> Your task: Reproduce nothing but the lines from the one with "Give me the Plotly source for this chart." through the one with "0.0038, 0.0041, 0.0045]", exactly and with both ends. Omit pictures.

> Listing:
● ● ● ● ●
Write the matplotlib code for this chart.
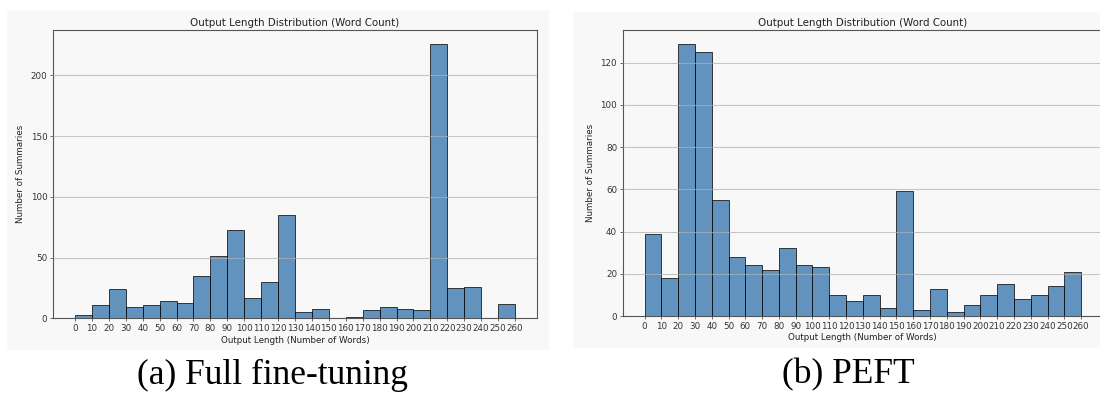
● ● ● ● ●
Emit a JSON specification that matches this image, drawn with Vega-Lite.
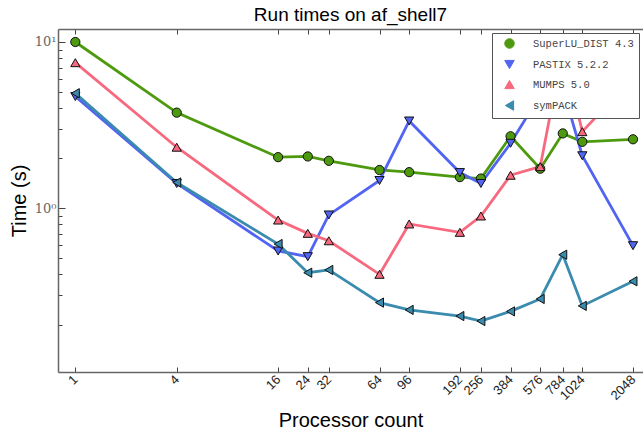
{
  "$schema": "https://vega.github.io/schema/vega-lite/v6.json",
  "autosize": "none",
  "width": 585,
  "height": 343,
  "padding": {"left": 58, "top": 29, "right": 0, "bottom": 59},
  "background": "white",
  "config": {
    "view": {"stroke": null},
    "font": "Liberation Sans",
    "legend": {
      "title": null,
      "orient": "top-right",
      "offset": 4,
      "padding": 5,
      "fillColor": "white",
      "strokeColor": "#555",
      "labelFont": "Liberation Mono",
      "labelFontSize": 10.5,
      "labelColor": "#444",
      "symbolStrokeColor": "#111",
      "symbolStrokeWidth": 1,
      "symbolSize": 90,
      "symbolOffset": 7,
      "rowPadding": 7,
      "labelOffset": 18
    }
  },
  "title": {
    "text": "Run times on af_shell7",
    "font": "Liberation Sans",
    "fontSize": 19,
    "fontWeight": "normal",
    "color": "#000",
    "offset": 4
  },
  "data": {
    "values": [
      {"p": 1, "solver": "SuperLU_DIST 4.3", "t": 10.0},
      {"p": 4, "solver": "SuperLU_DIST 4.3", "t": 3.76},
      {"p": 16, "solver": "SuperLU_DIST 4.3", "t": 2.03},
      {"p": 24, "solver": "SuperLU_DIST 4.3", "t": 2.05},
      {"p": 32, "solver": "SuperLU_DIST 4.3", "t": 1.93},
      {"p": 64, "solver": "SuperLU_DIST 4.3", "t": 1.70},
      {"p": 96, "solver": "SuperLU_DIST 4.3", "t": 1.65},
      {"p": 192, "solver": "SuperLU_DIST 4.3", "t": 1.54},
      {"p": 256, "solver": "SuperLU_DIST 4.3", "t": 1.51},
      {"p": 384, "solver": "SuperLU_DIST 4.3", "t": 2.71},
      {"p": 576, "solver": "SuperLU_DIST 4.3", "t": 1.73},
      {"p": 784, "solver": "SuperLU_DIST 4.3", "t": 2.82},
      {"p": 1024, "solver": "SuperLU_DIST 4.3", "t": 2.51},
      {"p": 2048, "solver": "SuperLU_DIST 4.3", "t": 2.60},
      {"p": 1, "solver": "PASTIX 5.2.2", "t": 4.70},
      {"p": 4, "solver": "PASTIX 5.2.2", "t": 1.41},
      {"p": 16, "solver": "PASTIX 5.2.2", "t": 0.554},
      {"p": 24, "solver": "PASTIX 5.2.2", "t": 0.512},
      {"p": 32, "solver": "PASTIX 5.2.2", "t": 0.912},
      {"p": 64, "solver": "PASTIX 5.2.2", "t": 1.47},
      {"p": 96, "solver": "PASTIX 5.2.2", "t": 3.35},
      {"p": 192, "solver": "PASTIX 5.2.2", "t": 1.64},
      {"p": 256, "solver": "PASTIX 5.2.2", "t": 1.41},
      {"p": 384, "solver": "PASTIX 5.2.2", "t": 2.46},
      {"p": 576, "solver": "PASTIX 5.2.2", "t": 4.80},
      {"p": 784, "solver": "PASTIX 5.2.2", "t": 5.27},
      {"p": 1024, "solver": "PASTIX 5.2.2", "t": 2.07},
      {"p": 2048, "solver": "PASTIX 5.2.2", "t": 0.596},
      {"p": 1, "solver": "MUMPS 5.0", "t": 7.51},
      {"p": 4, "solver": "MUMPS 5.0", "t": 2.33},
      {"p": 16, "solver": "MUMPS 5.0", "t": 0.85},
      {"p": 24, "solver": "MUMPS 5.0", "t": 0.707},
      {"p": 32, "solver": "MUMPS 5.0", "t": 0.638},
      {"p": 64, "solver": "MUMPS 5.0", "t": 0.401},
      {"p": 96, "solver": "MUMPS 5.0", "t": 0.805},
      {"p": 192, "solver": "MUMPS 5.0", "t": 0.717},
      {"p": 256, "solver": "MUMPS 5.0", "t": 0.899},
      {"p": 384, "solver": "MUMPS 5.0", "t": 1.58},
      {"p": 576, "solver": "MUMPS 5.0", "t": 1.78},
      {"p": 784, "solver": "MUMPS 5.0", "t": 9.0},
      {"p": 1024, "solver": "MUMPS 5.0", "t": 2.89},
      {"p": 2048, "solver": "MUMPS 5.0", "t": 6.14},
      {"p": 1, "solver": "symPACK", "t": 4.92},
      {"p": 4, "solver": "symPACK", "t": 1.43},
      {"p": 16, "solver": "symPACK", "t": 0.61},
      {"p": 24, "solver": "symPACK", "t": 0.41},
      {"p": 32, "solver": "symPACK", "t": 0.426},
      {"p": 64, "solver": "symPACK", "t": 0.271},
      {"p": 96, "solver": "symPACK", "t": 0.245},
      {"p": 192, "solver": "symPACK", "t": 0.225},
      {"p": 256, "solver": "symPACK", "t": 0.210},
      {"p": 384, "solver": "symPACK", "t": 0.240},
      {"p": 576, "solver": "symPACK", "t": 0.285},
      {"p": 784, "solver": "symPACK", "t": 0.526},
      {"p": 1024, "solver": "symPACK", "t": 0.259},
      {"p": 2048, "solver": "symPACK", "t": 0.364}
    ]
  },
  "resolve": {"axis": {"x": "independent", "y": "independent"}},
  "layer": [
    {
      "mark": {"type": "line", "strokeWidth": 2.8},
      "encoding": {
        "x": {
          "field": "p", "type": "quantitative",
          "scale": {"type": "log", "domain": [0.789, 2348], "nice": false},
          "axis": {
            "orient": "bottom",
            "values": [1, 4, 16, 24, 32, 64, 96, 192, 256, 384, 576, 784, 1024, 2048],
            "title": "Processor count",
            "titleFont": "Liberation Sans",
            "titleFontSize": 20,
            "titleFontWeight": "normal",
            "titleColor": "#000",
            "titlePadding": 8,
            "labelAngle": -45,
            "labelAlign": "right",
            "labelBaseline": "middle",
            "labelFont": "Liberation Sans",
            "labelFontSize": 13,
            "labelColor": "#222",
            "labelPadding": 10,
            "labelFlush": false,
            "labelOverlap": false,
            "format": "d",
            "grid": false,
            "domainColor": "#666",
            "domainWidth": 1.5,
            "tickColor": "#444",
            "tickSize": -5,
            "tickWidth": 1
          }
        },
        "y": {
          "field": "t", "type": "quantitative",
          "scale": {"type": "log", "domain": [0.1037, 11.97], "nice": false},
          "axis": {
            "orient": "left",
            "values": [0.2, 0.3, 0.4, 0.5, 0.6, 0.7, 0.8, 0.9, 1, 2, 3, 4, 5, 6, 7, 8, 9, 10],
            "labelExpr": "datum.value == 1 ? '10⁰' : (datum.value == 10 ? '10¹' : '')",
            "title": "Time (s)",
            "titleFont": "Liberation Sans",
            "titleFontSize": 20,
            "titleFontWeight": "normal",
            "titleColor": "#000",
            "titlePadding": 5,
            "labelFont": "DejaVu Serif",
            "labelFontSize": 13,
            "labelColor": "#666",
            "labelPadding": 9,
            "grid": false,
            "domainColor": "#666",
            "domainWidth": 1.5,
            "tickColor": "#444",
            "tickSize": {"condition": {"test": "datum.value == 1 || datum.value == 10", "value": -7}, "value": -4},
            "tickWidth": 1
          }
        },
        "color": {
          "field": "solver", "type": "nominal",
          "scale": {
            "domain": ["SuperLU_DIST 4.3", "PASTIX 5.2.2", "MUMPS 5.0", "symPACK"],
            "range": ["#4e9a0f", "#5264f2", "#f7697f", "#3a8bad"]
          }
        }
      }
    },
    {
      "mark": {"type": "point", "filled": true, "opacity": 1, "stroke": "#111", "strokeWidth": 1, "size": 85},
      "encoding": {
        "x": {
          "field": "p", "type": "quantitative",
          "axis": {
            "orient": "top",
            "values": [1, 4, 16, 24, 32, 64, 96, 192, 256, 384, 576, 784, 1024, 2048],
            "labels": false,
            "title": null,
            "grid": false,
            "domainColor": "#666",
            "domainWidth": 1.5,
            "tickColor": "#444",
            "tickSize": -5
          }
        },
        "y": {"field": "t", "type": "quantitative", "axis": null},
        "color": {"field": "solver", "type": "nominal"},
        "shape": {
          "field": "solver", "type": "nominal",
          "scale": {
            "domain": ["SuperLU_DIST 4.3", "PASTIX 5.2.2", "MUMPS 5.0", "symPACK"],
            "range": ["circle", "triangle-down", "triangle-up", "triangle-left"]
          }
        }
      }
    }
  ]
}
● ● ● ● ●
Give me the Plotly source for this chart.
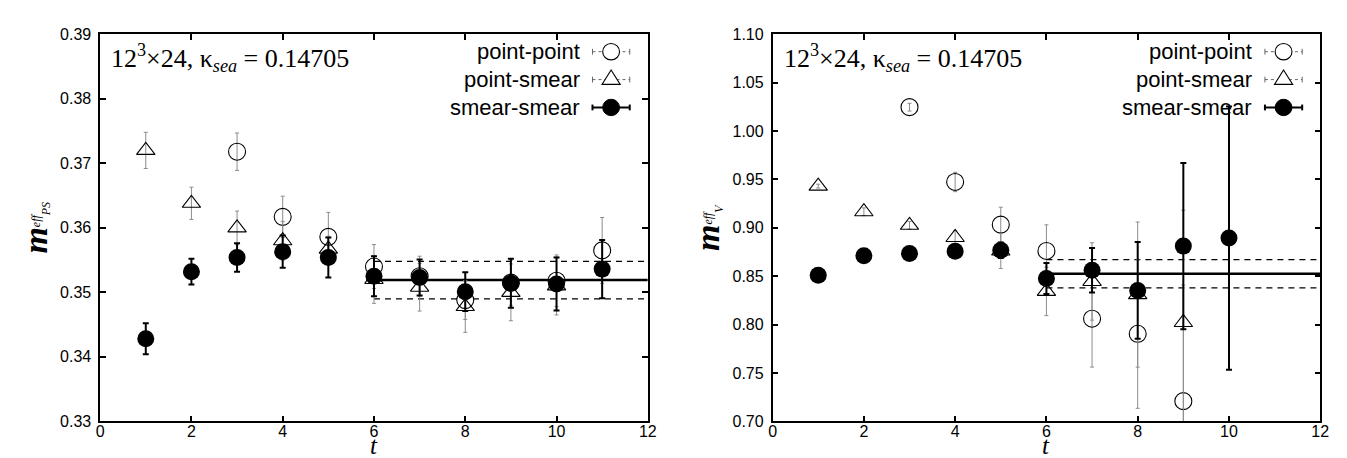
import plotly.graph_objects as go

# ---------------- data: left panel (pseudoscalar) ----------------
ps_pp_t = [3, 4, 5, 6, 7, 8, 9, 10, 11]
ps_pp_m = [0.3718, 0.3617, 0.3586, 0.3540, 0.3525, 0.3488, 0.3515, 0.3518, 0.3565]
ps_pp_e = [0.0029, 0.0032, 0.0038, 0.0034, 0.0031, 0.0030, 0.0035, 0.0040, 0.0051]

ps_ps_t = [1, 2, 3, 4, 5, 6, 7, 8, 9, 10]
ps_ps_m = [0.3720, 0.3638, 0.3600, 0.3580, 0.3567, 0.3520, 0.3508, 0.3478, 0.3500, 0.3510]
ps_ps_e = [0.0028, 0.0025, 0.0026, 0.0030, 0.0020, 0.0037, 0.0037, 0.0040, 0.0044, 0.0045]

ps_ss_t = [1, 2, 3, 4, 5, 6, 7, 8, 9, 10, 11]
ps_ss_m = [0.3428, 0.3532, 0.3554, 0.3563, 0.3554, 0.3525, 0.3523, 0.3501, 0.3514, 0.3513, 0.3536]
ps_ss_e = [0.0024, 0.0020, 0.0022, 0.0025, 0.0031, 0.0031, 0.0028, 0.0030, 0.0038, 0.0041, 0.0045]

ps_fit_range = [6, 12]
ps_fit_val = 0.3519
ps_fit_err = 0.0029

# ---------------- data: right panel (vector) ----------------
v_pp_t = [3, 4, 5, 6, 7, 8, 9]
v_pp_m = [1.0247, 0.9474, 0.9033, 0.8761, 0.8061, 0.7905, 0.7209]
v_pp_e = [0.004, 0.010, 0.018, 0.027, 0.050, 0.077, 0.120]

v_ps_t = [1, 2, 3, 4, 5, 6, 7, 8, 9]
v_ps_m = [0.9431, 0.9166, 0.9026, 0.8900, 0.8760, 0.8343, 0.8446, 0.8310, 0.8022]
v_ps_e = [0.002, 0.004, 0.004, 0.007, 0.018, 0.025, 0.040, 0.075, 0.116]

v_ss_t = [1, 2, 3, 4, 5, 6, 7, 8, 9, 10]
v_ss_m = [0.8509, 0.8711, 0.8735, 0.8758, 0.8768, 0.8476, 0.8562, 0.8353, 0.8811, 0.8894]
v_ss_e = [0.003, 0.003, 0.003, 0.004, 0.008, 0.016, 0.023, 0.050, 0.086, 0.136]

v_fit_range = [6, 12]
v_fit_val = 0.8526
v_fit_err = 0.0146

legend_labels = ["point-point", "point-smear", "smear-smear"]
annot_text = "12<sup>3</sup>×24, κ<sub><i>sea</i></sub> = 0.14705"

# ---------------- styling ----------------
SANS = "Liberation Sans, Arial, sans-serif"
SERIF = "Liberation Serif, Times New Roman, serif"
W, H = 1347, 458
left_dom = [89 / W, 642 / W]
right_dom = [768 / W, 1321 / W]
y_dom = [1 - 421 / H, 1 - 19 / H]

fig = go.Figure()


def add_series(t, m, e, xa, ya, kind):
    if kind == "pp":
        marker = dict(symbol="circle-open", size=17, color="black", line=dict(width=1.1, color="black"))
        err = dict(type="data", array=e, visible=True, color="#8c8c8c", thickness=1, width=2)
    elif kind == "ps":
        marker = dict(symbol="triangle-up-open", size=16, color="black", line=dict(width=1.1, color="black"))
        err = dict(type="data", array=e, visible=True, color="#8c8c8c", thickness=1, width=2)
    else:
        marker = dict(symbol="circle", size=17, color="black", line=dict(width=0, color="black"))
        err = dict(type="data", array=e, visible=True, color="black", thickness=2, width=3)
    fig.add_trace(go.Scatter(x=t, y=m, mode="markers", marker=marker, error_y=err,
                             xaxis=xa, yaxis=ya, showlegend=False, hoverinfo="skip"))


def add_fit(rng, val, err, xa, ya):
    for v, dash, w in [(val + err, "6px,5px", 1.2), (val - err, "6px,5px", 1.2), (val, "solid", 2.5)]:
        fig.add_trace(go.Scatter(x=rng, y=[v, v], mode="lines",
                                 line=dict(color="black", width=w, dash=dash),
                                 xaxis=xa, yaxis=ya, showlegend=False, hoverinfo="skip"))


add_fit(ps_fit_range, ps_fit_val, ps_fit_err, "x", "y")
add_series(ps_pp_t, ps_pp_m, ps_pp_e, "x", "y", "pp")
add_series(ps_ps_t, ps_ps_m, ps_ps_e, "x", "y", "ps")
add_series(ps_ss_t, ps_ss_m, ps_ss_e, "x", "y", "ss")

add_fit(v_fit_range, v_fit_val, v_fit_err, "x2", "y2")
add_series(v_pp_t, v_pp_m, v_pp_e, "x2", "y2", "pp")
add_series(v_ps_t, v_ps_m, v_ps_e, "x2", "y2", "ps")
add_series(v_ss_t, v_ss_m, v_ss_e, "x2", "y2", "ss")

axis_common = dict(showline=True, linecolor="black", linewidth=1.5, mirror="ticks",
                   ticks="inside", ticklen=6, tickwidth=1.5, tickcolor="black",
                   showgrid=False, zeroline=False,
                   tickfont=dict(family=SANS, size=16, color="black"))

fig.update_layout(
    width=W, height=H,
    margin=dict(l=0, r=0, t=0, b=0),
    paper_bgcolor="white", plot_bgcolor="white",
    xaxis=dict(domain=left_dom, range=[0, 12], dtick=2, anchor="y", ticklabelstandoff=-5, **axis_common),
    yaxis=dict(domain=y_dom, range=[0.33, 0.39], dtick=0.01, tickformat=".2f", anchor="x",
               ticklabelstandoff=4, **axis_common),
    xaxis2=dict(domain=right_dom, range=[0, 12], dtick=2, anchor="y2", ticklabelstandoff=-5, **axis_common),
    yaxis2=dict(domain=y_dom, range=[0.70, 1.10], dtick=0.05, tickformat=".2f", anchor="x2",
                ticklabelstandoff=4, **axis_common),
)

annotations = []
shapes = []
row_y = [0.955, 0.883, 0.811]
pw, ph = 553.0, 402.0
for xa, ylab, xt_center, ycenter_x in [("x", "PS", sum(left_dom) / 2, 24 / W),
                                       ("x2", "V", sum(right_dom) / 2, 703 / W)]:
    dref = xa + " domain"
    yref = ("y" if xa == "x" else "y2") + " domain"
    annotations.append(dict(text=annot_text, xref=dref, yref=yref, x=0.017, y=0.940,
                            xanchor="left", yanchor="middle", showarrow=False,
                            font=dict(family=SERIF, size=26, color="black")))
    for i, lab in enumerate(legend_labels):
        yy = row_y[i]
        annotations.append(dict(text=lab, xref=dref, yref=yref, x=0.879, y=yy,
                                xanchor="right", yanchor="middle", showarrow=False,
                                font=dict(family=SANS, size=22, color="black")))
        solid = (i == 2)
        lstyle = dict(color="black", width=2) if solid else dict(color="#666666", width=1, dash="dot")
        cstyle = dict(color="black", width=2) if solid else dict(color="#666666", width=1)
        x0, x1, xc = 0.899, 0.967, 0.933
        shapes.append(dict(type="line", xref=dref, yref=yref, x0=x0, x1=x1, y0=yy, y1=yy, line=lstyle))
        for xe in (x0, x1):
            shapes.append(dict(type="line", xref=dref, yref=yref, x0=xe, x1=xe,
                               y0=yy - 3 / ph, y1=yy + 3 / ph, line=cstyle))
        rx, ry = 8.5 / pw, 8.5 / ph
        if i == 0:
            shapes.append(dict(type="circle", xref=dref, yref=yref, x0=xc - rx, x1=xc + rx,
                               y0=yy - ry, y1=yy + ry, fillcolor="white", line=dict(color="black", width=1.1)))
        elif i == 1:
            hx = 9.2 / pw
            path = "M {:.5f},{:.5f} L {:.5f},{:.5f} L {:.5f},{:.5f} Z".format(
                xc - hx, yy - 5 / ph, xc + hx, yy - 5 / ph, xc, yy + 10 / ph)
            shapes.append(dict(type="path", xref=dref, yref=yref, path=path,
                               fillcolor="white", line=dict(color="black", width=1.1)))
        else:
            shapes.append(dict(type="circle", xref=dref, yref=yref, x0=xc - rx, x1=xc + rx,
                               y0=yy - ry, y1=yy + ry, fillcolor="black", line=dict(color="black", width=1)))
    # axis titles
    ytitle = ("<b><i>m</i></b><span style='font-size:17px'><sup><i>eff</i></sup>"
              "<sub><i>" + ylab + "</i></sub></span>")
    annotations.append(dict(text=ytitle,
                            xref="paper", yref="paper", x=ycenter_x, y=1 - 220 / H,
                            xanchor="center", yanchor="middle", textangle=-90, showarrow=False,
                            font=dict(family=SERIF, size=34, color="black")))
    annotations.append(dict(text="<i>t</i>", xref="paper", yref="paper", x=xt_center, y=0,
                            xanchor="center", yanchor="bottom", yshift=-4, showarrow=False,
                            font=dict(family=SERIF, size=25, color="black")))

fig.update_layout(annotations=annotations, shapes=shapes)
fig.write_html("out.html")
● ● ● ● ●
> Output below:
Give me the Plotly source for this chart.
import plotly.graph_objects as go

# ---------------- data: left panel (pseudoscalar) ----------------
ps_pp_t = [3, 4, 5, 6, 7, 8, 9, 10, 11]
ps_pp_m = [0.3718, 0.3617, 0.3586, 0.3540, 0.3525, 0.3488, 0.3515, 0.3518, 0.3565]
ps_pp_e = [0.0029, 0.0032, 0.0038, 0.0034, 0.0031, 0.0030, 0.0035, 0.0040, 0.0051]

ps_ps_t = [1, 2, 3, 4, 5, 6, 7, 8, 9, 10]
ps_ps_m = [0.3720, 0.3638, 0.3600, 0.3580, 0.3567, 0.3520, 0.3508, 0.3478, 0.3500, 0.3510]
ps_ps_e = [0.0028, 0.0025, 0.0026, 0.0030, 0.0020, 0.0037, 0.0037, 0.0040, 0.0044, 0.0045]

ps_ss_t = [1, 2, 3, 4, 5, 6, 7, 8, 9, 10, 11]
ps_ss_m = [0.3428, 0.3532, 0.3554, 0.3563, 0.3554, 0.3525, 0.3523, 0.3501, 0.3514, 0.3513, 0.3536]
ps_ss_e = [0.0024, 0.0020, 0.0022, 0.0025, 0.0031, 0.0031, 0.0028, 0.0030, 0.0038, 0.0041, 0.0045]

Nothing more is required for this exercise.